Coast guard officials around the globe would peer suspiciously into Pat Henry's sailboat.

They just couldn't believe she was alone, said the tanned, 56-year-old woman. "They kept looking for another person."But she was alone, circumnavigating the globe on a voyage of eight years and a day aboard a 31-foot sailboat.

Last Monday, the Illinois native became the first American woman to sail around the world by herself when she dropped anchor in this Pacific resort.

Henry, who took to the sea to resolve a midlife crisis and follow a dream, told The Associated Press in an interview that she experienced a few nightmares along the way.

Near the beginning of her odyssey, off the Mexican coast, wicked winds whipped her boat for 35 nights straight. There were times when she was so exhausted she started to hallucinate.

Near New Zealand, her navigation system failed, and she was forced to plot her course using the stars.

Last March, off the coast of Venezuela, she broke her right hand in her boat's rigging.

She once sailed 36 days before seeing any sign of land, her only connection to the world a one-way radio.
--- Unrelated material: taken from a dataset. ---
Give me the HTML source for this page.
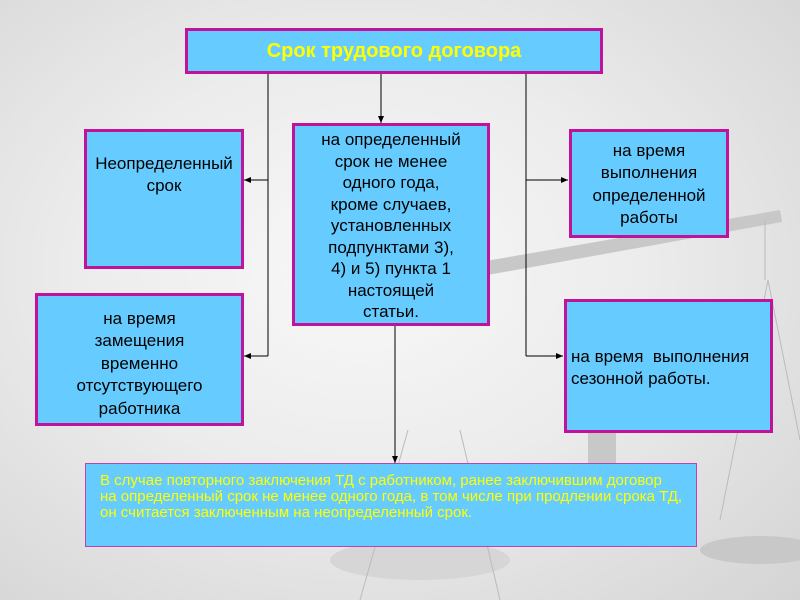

She later got a ham radio, allowing for occasional conversations with her daughters.

"Today I am a far more calm person who doesn't get rattled much at anything," Henry said. "I think I have a better perspective on what really is reality."

During breaks in her sailing, Henry would visit various ports of call and compose watercolor paintings of the sights. She sold those paintings to help finance her voyage.

Born in Chicago and reared among the cornfields in Bloomington, Ill., Henry said she fell in love with the sea when she moved to California in the 1970s. In recent years, she lived in Santa Cruz, Calif.

She didn't plan to circle the globe when she sold her house and bought her boat. She had just wanted a change.

"I was going to just live on (the boat). Then I thought it seemed stupid to sit in the harbor. I might as well go someplace."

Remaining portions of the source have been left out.